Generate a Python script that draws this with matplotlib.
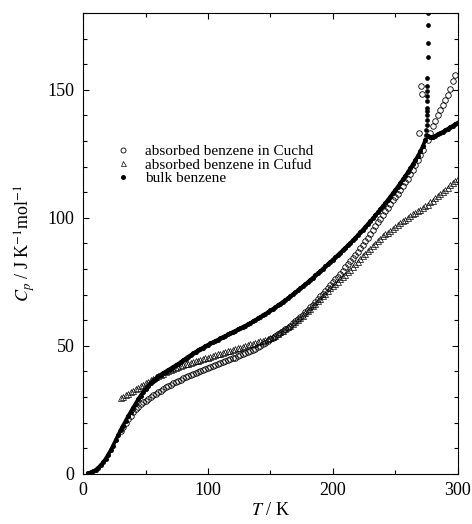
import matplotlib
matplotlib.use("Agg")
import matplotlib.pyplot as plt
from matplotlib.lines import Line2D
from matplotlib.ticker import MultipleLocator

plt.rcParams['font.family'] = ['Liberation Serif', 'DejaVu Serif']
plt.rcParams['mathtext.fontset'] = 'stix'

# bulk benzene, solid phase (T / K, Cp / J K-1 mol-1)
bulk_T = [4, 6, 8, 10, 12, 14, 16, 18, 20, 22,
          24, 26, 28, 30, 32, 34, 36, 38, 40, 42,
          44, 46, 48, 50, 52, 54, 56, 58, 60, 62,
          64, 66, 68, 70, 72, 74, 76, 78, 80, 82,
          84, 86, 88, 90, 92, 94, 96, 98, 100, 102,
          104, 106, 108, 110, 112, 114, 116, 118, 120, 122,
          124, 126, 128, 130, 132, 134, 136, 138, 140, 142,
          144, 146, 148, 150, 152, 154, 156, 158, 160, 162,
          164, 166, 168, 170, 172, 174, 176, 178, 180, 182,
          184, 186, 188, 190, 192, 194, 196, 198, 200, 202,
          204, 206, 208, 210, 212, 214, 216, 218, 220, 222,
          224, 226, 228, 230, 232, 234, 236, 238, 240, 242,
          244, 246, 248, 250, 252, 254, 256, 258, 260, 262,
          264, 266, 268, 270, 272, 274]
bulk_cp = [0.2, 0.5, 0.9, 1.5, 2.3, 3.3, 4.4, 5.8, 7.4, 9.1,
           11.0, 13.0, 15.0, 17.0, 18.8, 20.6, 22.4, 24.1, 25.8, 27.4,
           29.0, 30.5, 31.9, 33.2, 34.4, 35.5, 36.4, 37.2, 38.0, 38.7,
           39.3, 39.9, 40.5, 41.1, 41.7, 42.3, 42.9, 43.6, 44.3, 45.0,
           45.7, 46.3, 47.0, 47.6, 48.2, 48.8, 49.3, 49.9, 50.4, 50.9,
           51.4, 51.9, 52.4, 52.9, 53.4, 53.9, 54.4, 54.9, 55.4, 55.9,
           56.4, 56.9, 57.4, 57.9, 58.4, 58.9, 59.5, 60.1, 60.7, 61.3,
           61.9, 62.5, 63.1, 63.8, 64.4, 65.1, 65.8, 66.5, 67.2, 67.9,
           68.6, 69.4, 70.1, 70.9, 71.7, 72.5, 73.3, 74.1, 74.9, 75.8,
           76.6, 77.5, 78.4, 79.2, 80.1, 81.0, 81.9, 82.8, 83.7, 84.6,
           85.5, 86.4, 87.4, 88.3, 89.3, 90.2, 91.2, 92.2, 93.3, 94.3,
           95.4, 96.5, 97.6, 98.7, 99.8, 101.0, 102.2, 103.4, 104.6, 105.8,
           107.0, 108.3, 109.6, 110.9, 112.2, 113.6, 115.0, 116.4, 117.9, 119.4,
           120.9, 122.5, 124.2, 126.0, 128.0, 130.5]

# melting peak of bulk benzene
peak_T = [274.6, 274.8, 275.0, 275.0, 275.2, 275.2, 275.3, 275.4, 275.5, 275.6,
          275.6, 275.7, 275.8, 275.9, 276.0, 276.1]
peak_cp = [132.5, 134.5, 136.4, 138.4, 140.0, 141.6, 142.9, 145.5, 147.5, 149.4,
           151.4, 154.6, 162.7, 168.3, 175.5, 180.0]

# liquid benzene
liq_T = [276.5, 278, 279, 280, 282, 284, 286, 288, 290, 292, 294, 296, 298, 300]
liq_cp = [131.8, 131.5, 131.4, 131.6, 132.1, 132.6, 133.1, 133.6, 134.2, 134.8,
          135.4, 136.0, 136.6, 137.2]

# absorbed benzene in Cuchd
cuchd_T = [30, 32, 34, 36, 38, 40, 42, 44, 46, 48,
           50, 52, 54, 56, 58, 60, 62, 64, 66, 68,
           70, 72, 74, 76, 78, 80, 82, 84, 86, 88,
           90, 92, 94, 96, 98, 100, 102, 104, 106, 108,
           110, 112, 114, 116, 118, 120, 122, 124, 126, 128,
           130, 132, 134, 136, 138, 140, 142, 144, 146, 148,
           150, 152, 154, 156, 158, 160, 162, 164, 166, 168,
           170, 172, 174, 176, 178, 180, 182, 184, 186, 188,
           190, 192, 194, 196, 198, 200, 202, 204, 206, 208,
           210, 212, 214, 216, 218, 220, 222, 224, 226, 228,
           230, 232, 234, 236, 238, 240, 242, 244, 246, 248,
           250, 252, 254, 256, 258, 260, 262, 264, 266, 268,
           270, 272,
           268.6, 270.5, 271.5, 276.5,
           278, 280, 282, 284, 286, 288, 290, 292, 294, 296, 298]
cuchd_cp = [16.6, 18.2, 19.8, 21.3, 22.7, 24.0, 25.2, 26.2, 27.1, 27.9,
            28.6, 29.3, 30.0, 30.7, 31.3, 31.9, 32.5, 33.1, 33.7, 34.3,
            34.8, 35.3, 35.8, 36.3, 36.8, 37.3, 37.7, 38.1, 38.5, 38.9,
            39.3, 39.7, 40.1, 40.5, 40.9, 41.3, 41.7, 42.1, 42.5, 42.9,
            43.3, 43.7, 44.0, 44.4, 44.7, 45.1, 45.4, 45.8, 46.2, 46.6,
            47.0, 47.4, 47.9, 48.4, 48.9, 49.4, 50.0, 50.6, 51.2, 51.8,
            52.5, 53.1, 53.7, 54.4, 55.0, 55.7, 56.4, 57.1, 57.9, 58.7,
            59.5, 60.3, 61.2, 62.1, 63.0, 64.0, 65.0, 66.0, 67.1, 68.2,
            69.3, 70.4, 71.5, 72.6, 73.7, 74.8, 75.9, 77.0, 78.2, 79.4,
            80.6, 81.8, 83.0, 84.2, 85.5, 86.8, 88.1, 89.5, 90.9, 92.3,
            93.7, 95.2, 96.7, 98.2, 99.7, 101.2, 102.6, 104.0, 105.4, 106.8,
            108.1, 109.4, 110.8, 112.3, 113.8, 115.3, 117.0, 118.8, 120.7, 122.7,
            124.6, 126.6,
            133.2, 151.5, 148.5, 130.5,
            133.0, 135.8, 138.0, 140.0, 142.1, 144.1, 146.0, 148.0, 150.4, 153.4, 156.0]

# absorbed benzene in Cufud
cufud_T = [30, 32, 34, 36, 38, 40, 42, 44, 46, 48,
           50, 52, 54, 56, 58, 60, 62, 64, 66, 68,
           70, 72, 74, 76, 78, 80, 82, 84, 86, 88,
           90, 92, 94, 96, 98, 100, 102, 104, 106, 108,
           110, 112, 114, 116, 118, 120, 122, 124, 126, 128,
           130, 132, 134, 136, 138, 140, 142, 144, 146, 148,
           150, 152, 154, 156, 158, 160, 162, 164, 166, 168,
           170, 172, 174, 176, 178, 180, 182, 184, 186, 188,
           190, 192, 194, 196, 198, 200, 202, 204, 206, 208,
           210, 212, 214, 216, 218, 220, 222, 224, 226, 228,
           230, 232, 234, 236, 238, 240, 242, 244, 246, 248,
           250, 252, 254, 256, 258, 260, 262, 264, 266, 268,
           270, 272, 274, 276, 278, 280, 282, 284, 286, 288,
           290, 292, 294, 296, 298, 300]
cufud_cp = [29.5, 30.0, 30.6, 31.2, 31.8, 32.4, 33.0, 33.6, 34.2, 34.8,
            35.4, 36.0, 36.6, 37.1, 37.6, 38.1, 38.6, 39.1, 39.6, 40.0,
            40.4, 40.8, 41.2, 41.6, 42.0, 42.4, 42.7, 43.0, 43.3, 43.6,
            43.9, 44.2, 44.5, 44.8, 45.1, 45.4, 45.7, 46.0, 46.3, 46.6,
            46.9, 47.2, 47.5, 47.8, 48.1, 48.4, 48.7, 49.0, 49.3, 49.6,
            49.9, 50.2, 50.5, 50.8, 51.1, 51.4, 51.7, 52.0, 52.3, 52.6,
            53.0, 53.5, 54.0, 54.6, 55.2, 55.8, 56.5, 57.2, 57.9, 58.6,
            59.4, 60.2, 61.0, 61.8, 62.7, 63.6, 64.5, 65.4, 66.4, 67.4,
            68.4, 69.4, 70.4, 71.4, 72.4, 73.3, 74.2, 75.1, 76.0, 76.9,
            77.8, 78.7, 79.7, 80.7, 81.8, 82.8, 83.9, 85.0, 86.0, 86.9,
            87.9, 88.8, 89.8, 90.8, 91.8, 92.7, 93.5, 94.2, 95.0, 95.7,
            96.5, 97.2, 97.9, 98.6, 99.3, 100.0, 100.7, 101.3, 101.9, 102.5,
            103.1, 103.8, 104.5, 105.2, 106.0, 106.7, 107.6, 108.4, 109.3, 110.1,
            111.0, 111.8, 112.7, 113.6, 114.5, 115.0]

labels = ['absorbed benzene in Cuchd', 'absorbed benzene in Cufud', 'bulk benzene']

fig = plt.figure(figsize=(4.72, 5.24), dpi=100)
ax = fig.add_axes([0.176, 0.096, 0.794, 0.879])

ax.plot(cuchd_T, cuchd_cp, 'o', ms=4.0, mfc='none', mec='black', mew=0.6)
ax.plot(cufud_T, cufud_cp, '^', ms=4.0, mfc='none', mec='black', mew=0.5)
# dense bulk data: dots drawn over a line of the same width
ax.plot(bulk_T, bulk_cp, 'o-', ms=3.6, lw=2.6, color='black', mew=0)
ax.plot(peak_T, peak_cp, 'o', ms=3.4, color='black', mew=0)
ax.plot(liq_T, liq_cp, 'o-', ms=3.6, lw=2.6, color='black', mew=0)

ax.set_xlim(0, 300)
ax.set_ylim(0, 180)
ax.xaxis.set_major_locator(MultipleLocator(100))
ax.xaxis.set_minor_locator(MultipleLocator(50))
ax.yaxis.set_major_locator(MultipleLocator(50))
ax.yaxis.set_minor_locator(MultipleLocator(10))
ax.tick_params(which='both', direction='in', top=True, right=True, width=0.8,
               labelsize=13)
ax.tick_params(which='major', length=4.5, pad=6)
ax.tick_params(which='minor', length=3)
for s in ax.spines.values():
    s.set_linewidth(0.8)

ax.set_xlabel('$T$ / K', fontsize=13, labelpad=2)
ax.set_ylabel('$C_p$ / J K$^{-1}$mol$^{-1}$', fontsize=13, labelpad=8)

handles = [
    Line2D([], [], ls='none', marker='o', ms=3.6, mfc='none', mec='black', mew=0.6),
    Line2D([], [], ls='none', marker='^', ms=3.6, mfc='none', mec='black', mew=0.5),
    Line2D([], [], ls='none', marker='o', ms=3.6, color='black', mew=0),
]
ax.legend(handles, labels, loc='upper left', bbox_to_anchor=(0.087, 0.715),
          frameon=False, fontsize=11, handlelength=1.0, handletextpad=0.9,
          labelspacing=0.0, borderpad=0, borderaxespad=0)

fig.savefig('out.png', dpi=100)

_ _ _ _

Above is a listing; report how many of its lines include the word "matplotlib", giving the number only.

■ The output ■
6